No one knew how the global financial crisis would play out, but many people were warning of massive losses to come. There was time to prepare. However, when the faulty mortgage bonds I just told you about became worthless, throwing the markets into turmoil, the bank directors claimed they were victims of astronomically bad luck. Famously, the Chief Financial Officer of one Wall Street investment bank explained his firm’s massive losses by telling the Financial Times, “We were seeing things that were 25-standard deviation moves, several days in a row.” To put this into perspective, a 25-standard deviation event should be so rare that if the markets had been open every single day for the 14 billion years since the universe began, it would still be nearly impossible for this event to have happened, even once. ____ And the CFO claimed this virtually impossible event happened several times in a single week, which is unfathomably rarer still. Bad luck had nothing to do with the crash. Instead of arguing that that the world is wrong because it doesn’t match the models’ predictions, these risk managers should throw out their models.

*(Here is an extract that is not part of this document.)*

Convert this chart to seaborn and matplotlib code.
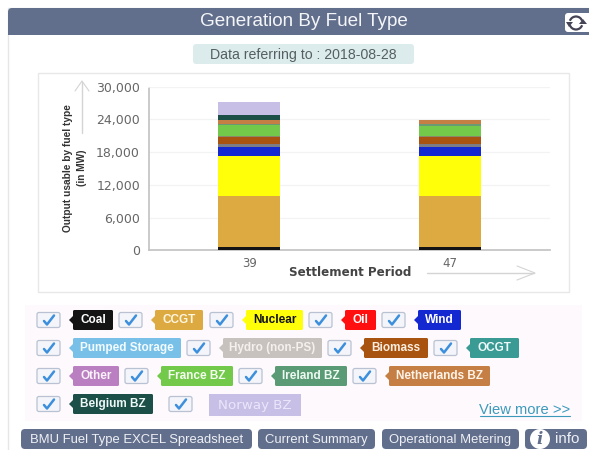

If the behaviors of complex systems like financial markets are so difficult to predict, then maybe our disaster preparation strategy shouldn’t rely so heavily on predicting exactly what will happen.

We’ve seen again and again how our risk models systematically underestimate both the severity and the frequency of big disasters. When we outsource to risk managers decisions about how much safety we need, we will end up under-protected and overexposed. My suggestion is that we should pay far more attention to how much damage we will suffer should a disaster strike than argue about exactly how often it will happen.

Preventing disasters is not a game. We shouldn’t think of it as one.